Jonathan Demme es un autor que siempre me ha desconcertado. Me cuesta ubicarlo, fijar rasgos de estilo o temáticos en su cine, detectar una personalidad sólida y reconocible. Quizás porque no la tiene. ¿Será aquello que dicen de la autoría líquida? Sea como sea, su capacidad para saber adaptarse a proyectos muy diferentes entre sí era notable. Algo parecido le ocurría al también finado Curtis Hanson, otro cineasta que sorprendía con cambios de registro constantes, saltando sin dificultad de la comedia al drama y del drama al thriller, o pasando de títulos de corte más personal e introspectivo a otros abiertamente comerciales. Desde luego, poco tiene que ver La cárcel caliente con Stop Making Sense, ni esta con El silencio de los corderos, ni El silencio de los corderos con Philaldelphia, que a su vez está muy alejada de La verdad sobre Charlie o de Algo salvaje. El eslabón del Niágara, sin ir más lejos, supone otra ‹rara avis› dentro de su filmografía: una aproximación al cine conspiranoico tan en boga en los setenta, pero desde una óptica más lúdica que política, priorizando el espectáculo y el suspense de la vieja escuela.
Adaptación de una novela de Murray Teigh Bloom, Demme nos sumerge en una trama criminal rica en elementos extravagantes (amenazas en arameo, rabinos regentando casas de tolerancia, venganzas que desafían el tiempo y cabalgan de generación en generación) mediante una narración ágil, zigzagueante en el buen sentido. No estamos en el terreno de Los tres días del Cóndor (Three Days of the Condor, 1975) o El último testigo (The Parallax View, 1974), sino en el del Hitchcock más juguetón y menospreciado (pienso en Topaz, aquella cinta fallida pero llena de detalles de genio arrebatador). De hecho, El eslabón del Niágara samplea, sin disimulo y con mucho salero, su cine: casi todo en ella remite al autor de Psicosis: la música de Miklós Rózsa, la fotografía de Tak Fujimoto, su protagonista (estupendo Roy Scheider) acechado por las dudas y en liza con un amor turbio y conflictivo, o su misma concepción de algunas secuencias de tensión que casi parecen guiños a algunos de los ‹highlights› del cineasta inglés (la que se sitúa en el campanario o ese clímax final en las cataratas).
No es, hay que aclararlo, una gran película, pero sí puede que sea la primera de su trayectoria en la que más fácilmente se vislumbra la dimensión real de su talento, por entonces aún en vías de desarrollo; se percibe en ella cierto poderío visual y narrativo, gestos de cineasta atrevido y hasta de poesía. Su formación en la escudería de Roger Corman cristalizó aquí en una película estimulante y a contracorriente, en la que los defectos (la historia, demencial, no se sostiene demasiado, e incluye tropiezos y desvíos poco satisfactorios) quedan eclipsados por un pulso narrativo que, al menos a quien esto escribe, sedujo casi desde sus primeros compases. No obstante, queda lejos aún del temple, la rigurosidad y la fascinación en el tono de El silencio de los corderos. Demme volvería a acercarse al cine de conspiraciones mucho después, en su remake de El mensaje del miedo, aunque aquí manteniendo la seriedad y contundencia del original de Frankenheimer.

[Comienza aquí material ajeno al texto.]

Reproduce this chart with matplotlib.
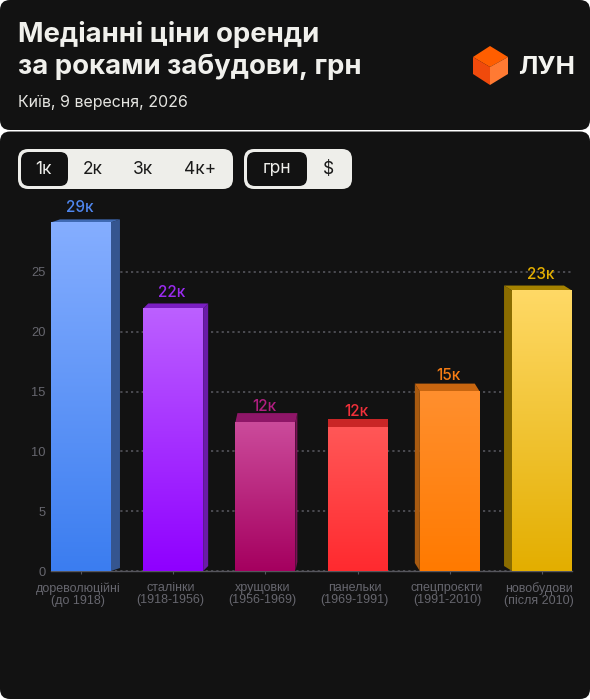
import numpy as np
import matplotlib
matplotlib.use('Agg')
import matplotlib.pyplot as plt
from matplotlib.colors import LinearSegmentedColormap
from matplotlib.patches import FancyBboxPatch, Polygon
from matplotlib.transforms import ScaledTranslation

# data
categories = ['дореволюційні\n(до 1918)', 'сталінки\n(1918-1956)', 'хрущовки\n(1956-1969)',
              'панельки\n(1969-1991)', 'спецпроєкти\n(1991-2010)', 'новобудови\n(після 2010)']
values = [29.15, 21.95, 12.45, 12.0, 15.0, 23.45]
value_labels = ['29к', '22к', '12к', '12к', '15к', '23к']
y_ticks = [0, 5, 10, 15, 20, 25]
room_tabs = ['1к', '2к', '3к', '4к+']
currency_tabs = ['грн', '$']

# colours of each bar
grad_top = ['#85AEFF', '#BC60FF', '#CB4B9B', '#FF5757', '#FF8F2E', '#FFD966']
grad_bottom = ['#3B7DF0', '#8F00FF', '#A5005F', '#FF2A2F', '#FF7A00', '#E3AE00']
side_colors = ['#35558F', '#6A1BA8', '#7A1055', '#A02020', '#A85A10', '#8A6C00']
top_colors = ['#3F6AB3', '#7A1EC2', '#8F1668', '#C92626', '#C86610', '#A58200']
label_colors = ['#4F86EE', '#9A2BF0', '#B01E80', '#F0303A', '#F57C14', '#E3AE00']
# 3d offset of the back face in pixels (x, y), gap from back edge to label centre
depth_x = [9, 5, 2, 0, -5, -8]
depth_y = [3, 5, 9, 8, 8, 5]
label_gap = [12, 11, 7, 8, 8, 11]

BG = '#121212'
LIGHT = '#EEEEEA'
W, H = 590, 700

plt.rcParams['font.family'] = ['Inter', 'DejaVu Sans']
fig = plt.figure(figsize=(W / 100, H / 100), dpi=100, facecolor='white')

# page furniture in pixel coordinates
bg = fig.add_axes([0, 0, 1, 1])
bg.set_xlim(0, W)
bg.set_ylim(H, 0)
bg.axis('off')


def box(x, y, w, h, r, fc, ec='none', lw=0, z=1):
    bg.add_patch(FancyBboxPatch((x + r, y + r), w - 2 * r, h - 2 * r,
                                boxstyle='round,pad=%s,rounding_size=%s' % (r, r),
                                fc=fc, ec=ec, lw=lw, zorder=z))


box(0, 0, W, 130, 10, BG)
box(0, 131.5, W, 567.5, 10, BG)

bg.text(18, 34.5, 'Медіанні ціни оренди', color='#F0F0EC', fontsize=19.8, fontweight='bold', va='center')
bg.text(18, 66.5, 'за роками забудови, грн', color='#F0F0EC', fontsize=19.8, fontweight='bold', va='center')
bg.text(18, 102, 'Київ, 9 вересня, 2026', color='#E4E4E0', fontsize=11.5, va='center')

# logo
bg.add_patch(Polygon([(490, 46), (508, 57), (490, 67), (473, 57)], fc='#FF5E00', ec='none', zorder=2))
bg.add_patch(Polygon([(473, 57), (490, 67), (490, 85), (473, 74)], fc='#F04A0C', ec='none', zorder=2))
bg.add_patch(Polygon([(490, 67), (508, 57), (508, 74), (490, 85)], fc='#FF7A33', ec='none', zorder=2))
bg.text(518, 67, 'ЛУН', color='#F4F4F0', fontsize=18.7, fontweight='bold', va='center')

# tabs
box(18, 149, 215, 40, 10, LIGHT)
box(244, 149, 108, 40, 10, LIGHT)
box(21, 152, 47, 34, 8, BG)
box(247, 152, 60, 34, 8, BG)
for tab, cx in zip(room_tabs, [43, 93, 143, 200]):
    bg.text(cx, 169, tab, ha='center', va='center', fontsize=12.5,
            color=LIGHT if tab == '1к' else '#1A1A1A')
for tab, cx in zip(currency_tabs, [277, 328]):
    bg.text(cx, 169, tab, ha='center', va='center', fontsize=12.5,
            color=LIGHT if tab == 'грн' else '#1A1A1A')

# chart: 92.2 px per category, 11.96 px per unit
x_scale = 92.2
y_scale = 11.96
ax_left, ax_right, ax_bottom = 51, 572, 571
ymax = 31
ax = fig.add_axes([ax_left / W, (H - ax_bottom) / H, (ax_right - ax_left) / W, ymax * y_scale / H])
ax.patch.set_alpha(0)
xs = np.arange(len(values))
bar_w = 0.65

for i, v in enumerate(values):
    x0, x1 = xs[i] - bar_w / 2, xs[i] + bar_w / 2
    dx = depth_x[i] / x_scale
    dy = depth_y[i] / y_scale
    cmap = LinearSegmentedColormap.from_list('b%d' % i, [grad_top[i], grad_bottom[i]])
    ax.imshow(np.linspace(0, 1, 256).reshape(-1, 1), cmap=cmap, aspect='auto',
              extent=(x0, x1, 0, v), zorder=4, interpolation='bilinear')
    # side and top faces
    edge = x1 if dx > 0 else x0
    if dx != 0:
        ax.add_patch(Polygon([(edge, 0), (edge + dx, dy), (edge + dx, v + dy), (edge, v)],
                             fc=side_colors[i], ec='none', zorder=3, clip_on=False))
    ax.add_patch(Polygon([(x0, v), (x1, v), (x1 + dx, v + dy), (x0 + dx, v + dy)],
                         fc=top_colors[i], ec='none', zorder=3, clip_on=False))
    ax.text(xs[i] - 1.5 / x_scale, v + dy + label_gap[i] / y_scale, value_labels[i], ha='center', va='center',
            color=label_colors[i], fontsize=11, fontweight='medium', zorder=5)

ax.set_xlim(-30 / x_scale, 5 + 30 / x_scale)
ax.set_ylim(0, ymax)

ax.set_yticks(y_ticks)
ax.set_xticks(xs)
ax.set_xticklabels(categories, fontsize=9, color='#66666E', family='Liberation Sans', linespacing=1.0)
ax.set_yticklabels(y_ticks, fontsize=9.3, color='#66666E', family='Liberation Sans')
ax.tick_params(axis='y', length=0, pad=4)
ax.tick_params(axis='x', length=2.2, width=0.8, color='#55555C', pad=6)
# labels sit a bit left of their ticks in the original
shift = ScaledTranslation(-2.8 / 100, 0, fig.dpi_scale_trans)
for lab in ax.get_xticklabels():
    lab.set_transform(lab.get_transform() + shift)
ax.grid(axis='y', color='#55555C', linestyle=(0, (1.3, 1.9)), linewidth=1.2, zorder=1)
ax.set_axisbelow(True)
for s in ['top', 'left', 'right']:
    ax.spines[s].set_visible(False)
ax.spines['bottom'].set_color('#55555C')
ax.spines['bottom'].set_linewidth(1)

fig.savefig('out.png', dpi=100, facecolor=fig.get_facecolor())
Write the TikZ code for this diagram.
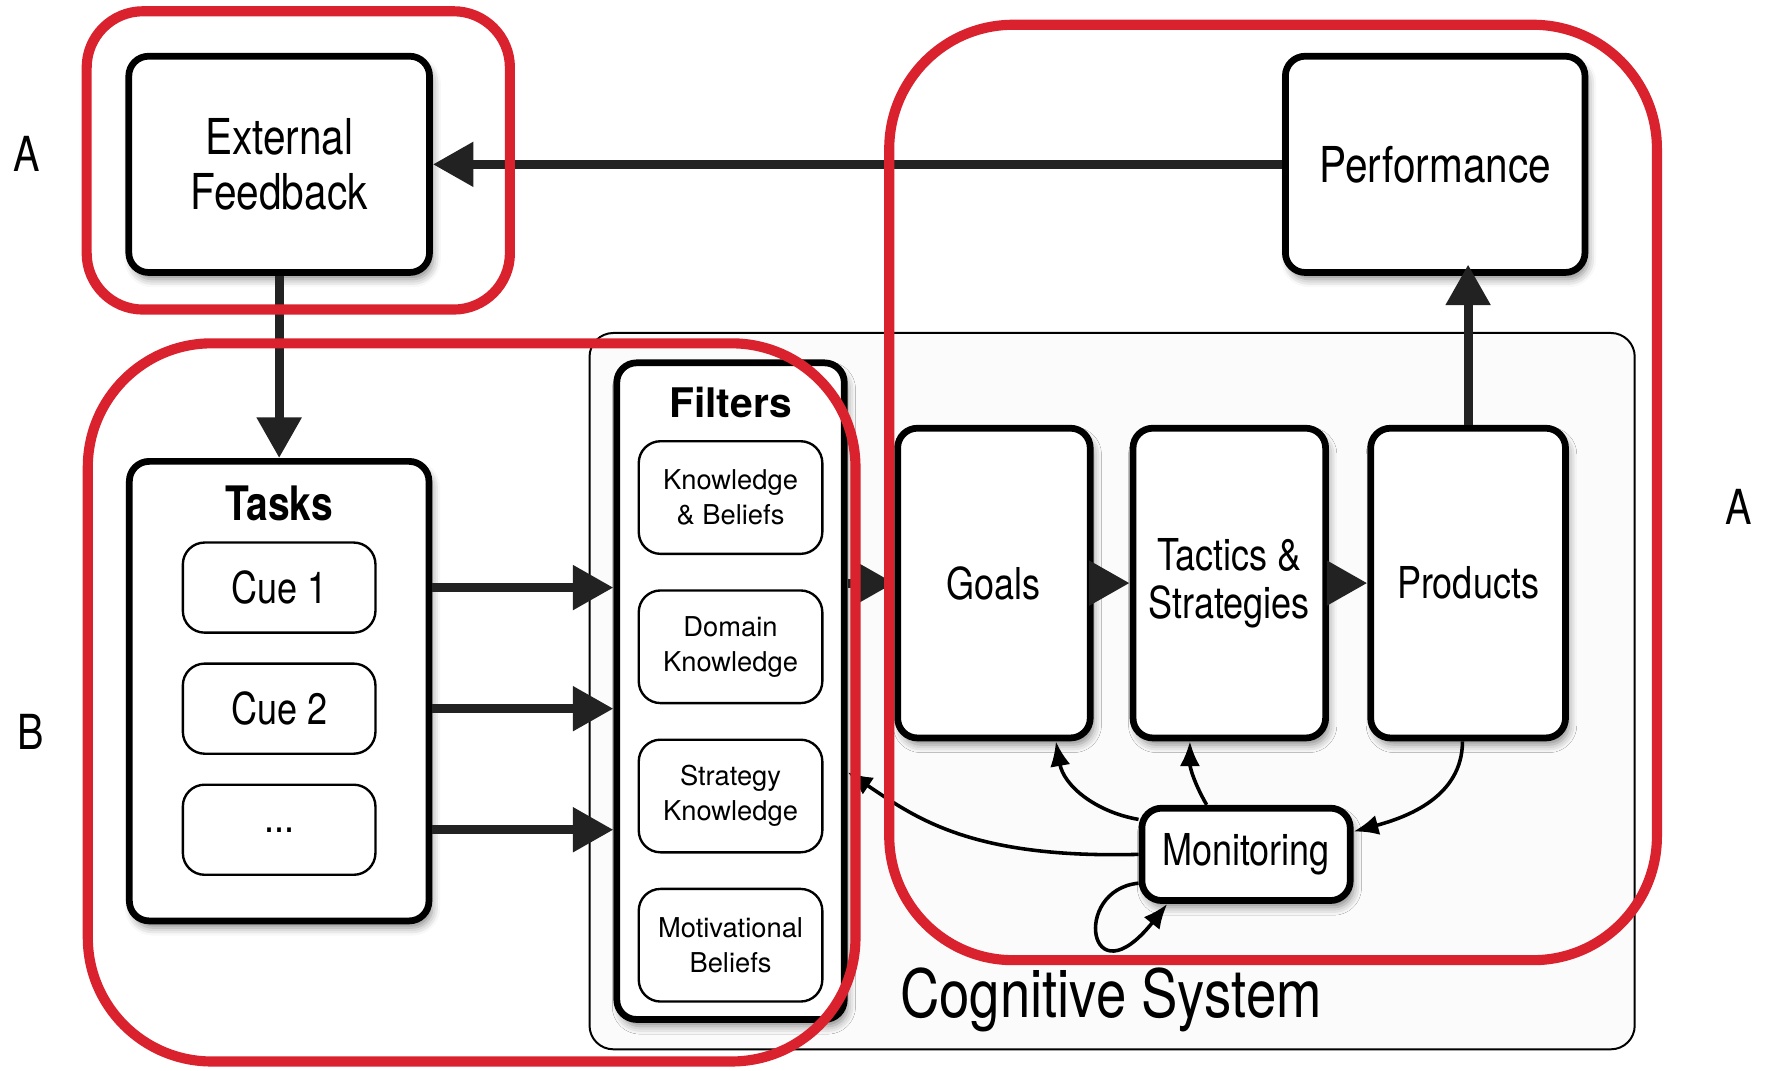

El eslabón del Niágara es, pues, una película puente entre el cine de evasión y serie B de sus inicios y el más sólido y depurado de su madurez, y, por encima de cualquier otra consideración, una disfrutable peripecia detectivesca y criminal que se toma en serio solo lo justo, y que ya refleja con cierta claridad las dotes como cineasta de su director, apreciables en la forma en que compone, planifica y mueve la cámara, y en cómo sabe detectar aquellos elementos (principalmente románticos y de peligro) que debe magnificar para generar en el espectador ese delicioso pellizco de emoción, de sorpresa, que resulta a la postre tan gratificante y adictivo. Si luego todo es más bien poco creíble, es algo que no tiene la menor importancia. Hasta en esto Demme comulga con Hitchcock, y no nos queda otra que brindar por ello, y volver a celebrar que se animara a realizar una película tan jugosa y tan merecedora de reivindicación.